Certamente, nós na vida prática política, nos aproximamos a remarcar as diferenças acima da uniformidade de mundo do pensamento politicamente correto. O enfrentamento com a homogeneização do homem e sua cultura não tem que nos fazer cair na dissolução do homem e sua cultura. Assim, rechaçamos tanto a definição da identidade como “a de todos por igual”, como a de que “cada um faça e se sinta como quiser”.
A partir da teologia, os homens somos iguais em dignidade enquanto filhos de Deus. Cristo veio redimir a todos os homens, não a alguns sim e outros não. Esta igualdade de direitos não tem como, nem pode se confundir com o igualitarismo promovido pela modernidade em geral e pela Revolução Francesa em particular. Nem atribuir a culpa do igualitarismo moderno ao cristianismo, porque isso é pôr a carroça na frente do cavalo.
Todo homem é um animal rationale. A desigualdade dos homens se dá, basicamente, em seus atos e ações, em suas escolhas e postergações, em seus valores e desvalores. O mundo não é um universo, mas sim um pluriverso onde convivem várias ecúmenes culturais: a iberoamericana, a anglo-saxã, a eslava, etc.

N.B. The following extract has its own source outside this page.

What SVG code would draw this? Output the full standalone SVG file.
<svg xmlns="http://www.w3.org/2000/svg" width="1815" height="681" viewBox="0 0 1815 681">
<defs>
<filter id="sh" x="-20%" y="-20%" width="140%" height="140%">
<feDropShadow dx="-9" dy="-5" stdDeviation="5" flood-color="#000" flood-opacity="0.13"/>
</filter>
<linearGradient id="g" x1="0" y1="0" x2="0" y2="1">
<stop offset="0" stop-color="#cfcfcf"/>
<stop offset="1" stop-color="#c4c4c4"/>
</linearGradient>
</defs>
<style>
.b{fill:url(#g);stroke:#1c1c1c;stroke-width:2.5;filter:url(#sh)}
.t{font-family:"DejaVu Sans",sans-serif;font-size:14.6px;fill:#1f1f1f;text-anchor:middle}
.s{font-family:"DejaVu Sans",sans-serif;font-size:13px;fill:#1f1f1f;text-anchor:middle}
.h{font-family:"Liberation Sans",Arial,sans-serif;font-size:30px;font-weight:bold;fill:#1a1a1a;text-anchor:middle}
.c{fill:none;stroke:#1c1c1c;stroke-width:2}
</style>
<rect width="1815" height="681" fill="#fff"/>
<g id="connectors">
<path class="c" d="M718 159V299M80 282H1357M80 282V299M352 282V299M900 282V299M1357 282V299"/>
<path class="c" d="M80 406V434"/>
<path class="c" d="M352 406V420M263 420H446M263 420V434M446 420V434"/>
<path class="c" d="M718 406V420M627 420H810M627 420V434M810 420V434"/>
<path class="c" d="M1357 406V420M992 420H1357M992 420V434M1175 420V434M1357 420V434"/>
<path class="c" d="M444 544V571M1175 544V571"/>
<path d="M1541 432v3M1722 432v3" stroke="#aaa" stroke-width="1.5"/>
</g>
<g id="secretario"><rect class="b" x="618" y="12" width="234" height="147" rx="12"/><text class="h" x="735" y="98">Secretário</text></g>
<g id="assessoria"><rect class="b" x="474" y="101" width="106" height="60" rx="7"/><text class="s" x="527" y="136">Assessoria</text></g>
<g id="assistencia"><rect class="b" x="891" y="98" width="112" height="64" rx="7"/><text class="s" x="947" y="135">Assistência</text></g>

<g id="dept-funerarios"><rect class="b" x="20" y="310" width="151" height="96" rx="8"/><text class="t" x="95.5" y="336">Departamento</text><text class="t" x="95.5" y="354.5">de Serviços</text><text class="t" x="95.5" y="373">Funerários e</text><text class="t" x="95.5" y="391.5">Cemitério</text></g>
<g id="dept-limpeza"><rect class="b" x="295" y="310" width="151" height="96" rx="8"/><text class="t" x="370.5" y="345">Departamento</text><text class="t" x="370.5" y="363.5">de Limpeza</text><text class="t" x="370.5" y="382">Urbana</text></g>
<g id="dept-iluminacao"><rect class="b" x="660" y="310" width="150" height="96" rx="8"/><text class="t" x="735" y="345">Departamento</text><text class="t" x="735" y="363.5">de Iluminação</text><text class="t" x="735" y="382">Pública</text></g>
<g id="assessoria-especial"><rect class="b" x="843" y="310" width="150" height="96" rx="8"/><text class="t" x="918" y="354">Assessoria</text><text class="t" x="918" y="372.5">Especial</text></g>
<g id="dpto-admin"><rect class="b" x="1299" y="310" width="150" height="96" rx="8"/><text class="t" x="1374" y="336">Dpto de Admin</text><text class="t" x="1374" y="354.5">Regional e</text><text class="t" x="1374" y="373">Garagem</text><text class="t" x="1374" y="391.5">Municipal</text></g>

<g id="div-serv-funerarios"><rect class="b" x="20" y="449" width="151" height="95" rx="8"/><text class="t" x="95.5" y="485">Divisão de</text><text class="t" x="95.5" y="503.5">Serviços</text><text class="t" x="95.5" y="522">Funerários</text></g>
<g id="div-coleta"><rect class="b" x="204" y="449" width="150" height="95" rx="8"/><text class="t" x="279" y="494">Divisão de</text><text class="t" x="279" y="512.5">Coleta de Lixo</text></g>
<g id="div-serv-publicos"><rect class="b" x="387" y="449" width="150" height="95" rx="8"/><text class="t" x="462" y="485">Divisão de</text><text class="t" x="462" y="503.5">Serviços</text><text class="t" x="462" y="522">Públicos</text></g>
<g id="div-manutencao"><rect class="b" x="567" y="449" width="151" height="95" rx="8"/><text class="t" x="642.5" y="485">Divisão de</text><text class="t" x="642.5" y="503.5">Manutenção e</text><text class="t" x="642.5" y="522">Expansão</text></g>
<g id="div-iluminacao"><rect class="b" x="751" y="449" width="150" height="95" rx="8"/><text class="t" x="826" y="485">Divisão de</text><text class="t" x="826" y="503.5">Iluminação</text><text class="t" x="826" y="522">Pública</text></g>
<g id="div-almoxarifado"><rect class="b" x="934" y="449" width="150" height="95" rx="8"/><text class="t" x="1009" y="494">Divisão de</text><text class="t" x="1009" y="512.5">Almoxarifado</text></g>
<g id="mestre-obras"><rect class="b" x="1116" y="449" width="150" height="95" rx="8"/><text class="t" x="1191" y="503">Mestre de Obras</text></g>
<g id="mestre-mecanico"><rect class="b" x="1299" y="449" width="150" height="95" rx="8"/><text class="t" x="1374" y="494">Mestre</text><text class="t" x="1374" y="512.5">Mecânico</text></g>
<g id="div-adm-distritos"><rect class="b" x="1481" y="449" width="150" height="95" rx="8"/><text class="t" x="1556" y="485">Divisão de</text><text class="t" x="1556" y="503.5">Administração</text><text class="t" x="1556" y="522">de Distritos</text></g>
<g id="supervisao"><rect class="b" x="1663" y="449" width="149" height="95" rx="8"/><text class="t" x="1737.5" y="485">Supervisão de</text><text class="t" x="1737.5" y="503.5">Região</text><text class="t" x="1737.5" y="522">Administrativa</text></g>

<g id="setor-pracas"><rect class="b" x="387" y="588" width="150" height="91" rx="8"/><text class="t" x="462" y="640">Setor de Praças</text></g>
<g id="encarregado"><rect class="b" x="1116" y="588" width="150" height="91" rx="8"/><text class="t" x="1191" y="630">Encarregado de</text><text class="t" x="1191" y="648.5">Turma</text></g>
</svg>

A desigualdade, ou melhor, as desigualdades culturais são a raiz da diferença, e esta diferença é a que nos faz ser “si mesmo”, a que nos dá a identidade de ser e existir no mundo. Tanto a título individual ou como nações que, como afirma o grande professor espanhol Dalmacio Negro Pavón, são a melhor e mais sã invenção política da modernidade. Quando a querida Bolívia nos fala de um Estado plurinacional com 36 nações (que não inclui aos crioulos, que são a maioria) produz um sem sentido, um desatino.
As diferenças, do latim differre, ir por outro caminho, buscam a caracterização em seu ser, de um algo qualquer que seja. Enquanto que as distinções estão vinculadas com a separação, com a discriminação (perdão por semelhante palavrinha) de uma coisa em relação a outra.

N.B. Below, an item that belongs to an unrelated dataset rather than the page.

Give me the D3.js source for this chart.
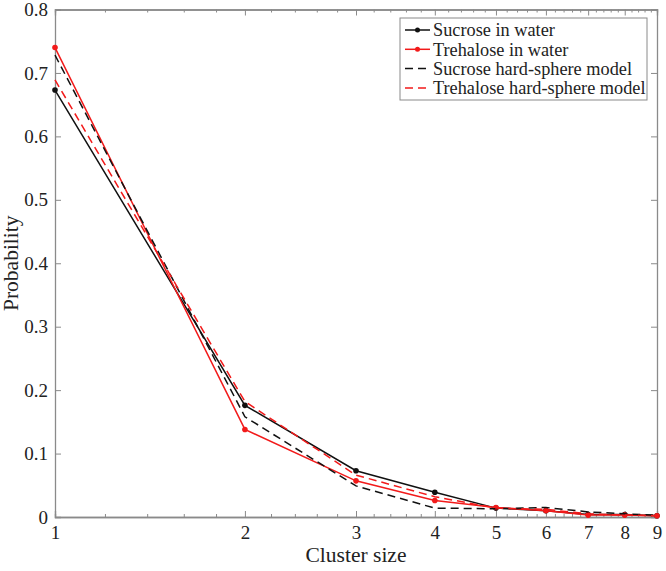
<!DOCTYPE html>
<html>
<head>
<meta charset="utf-8">
<script src="https://cdn.jsdelivr.net/npm/d3@7"></script>
<style>
  body { margin: 0; background: #fff; }
  text { font-family: "Liberation Serif", "Times New Roman", serif; fill: #222; }
</style>
</head>
<body>
<script>
// cluster sizes and probabilities
let sizes = [1, 2, 3, 4, 5, 6, 7, 8, 9]
let sucroseWater = [0.673, 0.176, 0.073, 0.039, 0.014, 0.010, 0.004, 0.004, 0.002]
let trehaloseWater = [0.740, 0.138, 0.057, 0.026, 0.015, 0.010, 0.003, 0.003, 0.002]
let sucroseHS = [0.728, 0.158, 0.049, 0.014, 0.013, 0.015, 0.008, 0.005, 0.003]
let trehaloseHS = [0.689, 0.182, 0.066, 0.032, 0.014, 0.012, 0.005, 0.003, 0.002]
let yTicks = [0, 0.1, 0.2, 0.3, 0.4, 0.5, 0.6, 0.7, 0.8]
let yTickLabels = ['0', '0.1', '0.2', '0.3', '0.4', '0.5', '0.6', '0.7', '0.8']

let series = [
  { name: 'Sucrose in water', values: sucroseWater, color: '#111', dash: null, dots: true },
  { name: 'Trehalose in water', values: trehaloseWater, color: '#f21a1a', dash: null, dots: true },
  { name: 'Sucrose hard-sphere model', values: sucroseHS, color: '#111', dash: '8,5', dots: false },
  { name: 'Trehalose hard-sphere model', values: trehaloseHS, color: '#f21a1a', dash: '8,5', dots: false }
]

let width = 666, height = 571
let margin = { top: 9.5, right: 9, bottom: 54, left: 55 }
let axisColor = '#8a8a8a'

let svg = d3.select('body').append('svg')
  .attr('width', width).attr('height', height)

let x = d3.scaleLog().domain([1, 9]).range([margin.left, width - margin.right])
let y = d3.scaleLinear().domain([0, 0.8]).range([height - margin.bottom, margin.top])

// minor ticks every 0.2 between integers
let minor = d3.range(1, 9, 0.2).map(v => +v.toFixed(1)).filter(v => v % 1 !== 0)

let styleAxis = g => {
  g.select('.domain').attr('stroke', axisColor).attr('stroke-width', 1.3)
  g.selectAll('.tick line').attr('stroke', axisColor).attr('stroke-width', 1)
  g.selectAll('.tick text')
    .style('font-family', '"Liberation Serif", "Times New Roman", serif')
    .style('font-size', '19px').attr('fill', '#222')
}

// bottom axis
svg.append('g')
  .attr('transform', `translate(0,${y(0)})`)
  .call(d3.axisBottom(x).tickValues(minor).tickSize(-3).tickFormat(''))
  .call(styleAxis)
svg.append('g')
  .attr('transform', `translate(0,${y(0)})`)
  .call(d3.axisBottom(x).tickValues(sizes).tickSize(-6).tickPadding(9).tickFormat(d3.format('d')))
  .call(styleAxis)

// top axis
svg.append('g')
  .attr('transform', `translate(0,${y(0.8)})`)
  .call(d3.axisTop(x).tickValues(minor).tickSize(-3).tickFormat(''))
  .call(styleAxis)
svg.append('g')
  .attr('transform', `translate(0,${y(0.8)})`)
  .call(d3.axisTop(x).tickValues(sizes).tickSize(-6).tickFormat(''))
  .call(styleAxis)

// left / right axes
svg.append('g')
  .attr('transform', `translate(${x(1)},0)`)
  .call(d3.axisLeft(y).tickValues(yTicks).tickSize(-6).tickPadding(7)
    .tickFormat((d, i) => yTickLabels[i]))
  .call(styleAxis)
svg.append('g')
  .attr('transform', `translate(${x(9)},0)`)
  .call(d3.axisRight(y).tickValues(yTicks).tickSize(-6).tickFormat(''))
  .call(styleAxis)

// lines
let line = d3.line().x((d, i) => x(sizes[i])).y(d => y(d))

series.forEach(s => {
  svg.append('path')
    .datum(s.values)
    .attr('fill', 'none')
    .attr('stroke', s.color)
    .attr('stroke-width', 1.5)
    .attr('stroke-dasharray', s.dash)
    .attr('d', line)
  if (s.dots) {
    svg.append('g').selectAll('circle').data(s.values).enter()
      .append('circle')
      .attr('cx', (d, i) => x(sizes[i]))
      .attr('cy', d => y(d))
      .attr('r', 2.8)
      .attr('fill', s.color)
  }
})

// legend
let lg = svg.append('g').attr('transform', 'translate(400,18)')
lg.append('rect')
  .attr('width', 247).attr('height', 82)
  .attr('fill', '#fff').attr('stroke', axisColor).attr('stroke-width', 1)
series.forEach((s, i) => {
  let cy = 12 + i * 19.3
  lg.append('line')
    .attr('x1', 5).attr('x2', 30).attr('y1', cy).attr('y2', cy)
    .attr('stroke', s.color).attr('stroke-width', 1.5)
    .attr('stroke-dasharray', s.dash)
  if (s.dots) {
    lg.append('circle').attr('cx', 17.5).attr('cy', cy).attr('r', 2.5).attr('fill', s.color)
  }
  lg.append('text')
    .attr('x', 33).attr('y', cy).attr('dy', '0.35em')
    .style('font-size', '18.3px')
    .text(s.name)
})

// axis labels
svg.append('text')
  .attr('x', (x(1) + x(9)) / 2).attr('y', 562)
  .attr('text-anchor', 'middle')
  .style('font-size', '21.5px')
  .text('Cluster size')
svg.append('text')
  .attr('transform', `translate(18,${(y(0) + y(0.8)) / 2}) rotate(-90)`)
  .attr('text-anchor', 'middle')
  .style('font-size', '21.5px')
  .text('Probability')
</script>
</body>
</html>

Quando nós afirmamos que hoje o grande inimigo das identidades é a proposta do one World, de mundo uno com suas ideias de homogeneização cultural sob um único modelo, a do deus capitalista do livre-mercado, o da sociedade de consumo que possui milhares de meios, mas que confunde os fins, a do homo oeconomicus dolaris, o que estamos fazendo é dando-nos conta de que na conformação de nossas diversas identidades tomou primazia a visão e versão “do outro”, a da ecúmene anglo-saxã, com os EUA à cabeça.
É que a identidade não é uma ideia complexa, como sustentam alguns autores, mas que o que é complexo é seu acesso. Pois, primeiro é a afirmação subjetiva do que somos, depois o enraizamento em uma tradição nacional, com a atualização de valores, para finalmente buscar o reconhecimento do outro.
E é neste último ponto que surge a verdadeira complexidade para a conquista de uma verdadeira identidade. Alguns autores, quando chegam a este ponto, caem na inocente atitude de falar de “construção dialógica da identidade”, quando em realidade não existe tal diálogo, pois o diálogo autêntico só se dá entre amigos, isto é: com o outro de si mesmo. Porque só com o amigo se dá o trato em igualdade, Aristóteles dixit.
Se buscamos a identidade no diálogo entre ecúmenes diferentes, o que conseguimos é pôr em marcha o mecanismo de dominação já assinalado por Hegel na dialética do amo e do escravo.
A identidade nesta instância há de ser buscada na explicitação da relação dialética com o outro, evitando cair na colonização cultural, hoje entendida como americanização pelos europeus.
Não podemos, filosoficamente falando, conformar nossa identidade mais genuína em diálogo com os outros, mas em tensão dialética com eles, do contrário seremos dominados e terminaremos perdendo nossa identidade.